Understanding the Bankruptcy Abuse Prevention and Consumer Protection Act and Its Effect on Family Law
The Bankruptcy Abuse Prevention and Consumer Protection Act, or BAPCPA, was an important piece of legislation that took effect in 2005 and is the foundation of bankruptcy law today. While BAPCPA was originally enacted in 2005, the specifics of the law are still confusing for many.
In the weeks leading up to BAPCPA, courts became suddenly overcrowded with Chapter 7 bankruptcy filings. This was due to a fear and misunderstanding of one of the law’s biggest changes: a "means test" that would be applied to all Chapter 7 and 13 filings. The means test was essentially an overview of the debtor's income for the 6 months prior to filing. The test was meant to weed out "can pay" debtors and prevent abuse of Chapter 7 bankruptcy filing. Many debtors had little understanding of the test's specifics and feared they wouldn't qualify, so they rushed to file before the bill passed and bankruptcy alternatives were their only remaining choice.
The fear was largely unfounded: the means test automatically gave debtors an early passing grade to filers with an income below the median of their home state. This is generally 75–85% of filers.

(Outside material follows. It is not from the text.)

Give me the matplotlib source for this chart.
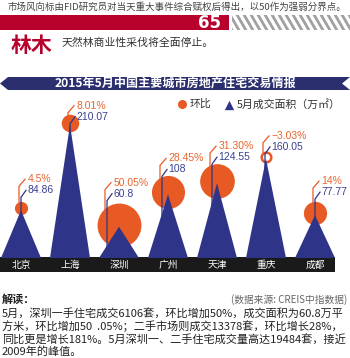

Filers who didn't pass were those with a monthly disposable income above a very low maximum. It tightened the net for true abusers, without making it harder for debtors genuinely in need of bankruptcy protection.
Just like the means test, there are still many conditions of the bill most consumers don't understand, particularly the way in which it affects family law cases. For example, will the "automatic stay" from the bankruptcy filing halt family law proceedings? While bankruptcy proceedings do indeed stop most types of cases, the automatic stay allows for exceptions so that it doesn’t halt important family law proceedings over things such as child custody or visitation issues.
Filers can also ask the bankruptcy court for a "comfort order" to an automatic stay. The comfort order simply allows for other, unspecified exceptions to the automatic stay for certain proceedings that the filer doesn’t want halted. This exception is important if a filer is issuing a divorce decree at the same time as a bankruptcy. Divorce proceedings may begin on issues such as support before receiving this order. However, the division of property and debts may not proceed without the special exemption from the automatic stay, provided by the comfort order.
This is due to the fact that most marital and divorce laws are a state issue, while bankruptcy is an aspect of federal law. So the federal bankruptcy laws try not to interfere with a state’s family law proceedings. The division of property and assets between spouses, however, greatly affects the bankruptcy proceedings. This becomes one of the few areas federal bankruptcy laws would need to overrule state family law. But the comfort order exists so that all other unrelated family court proceedings may continue, uninterrupted by federal bankruptcy proceedings.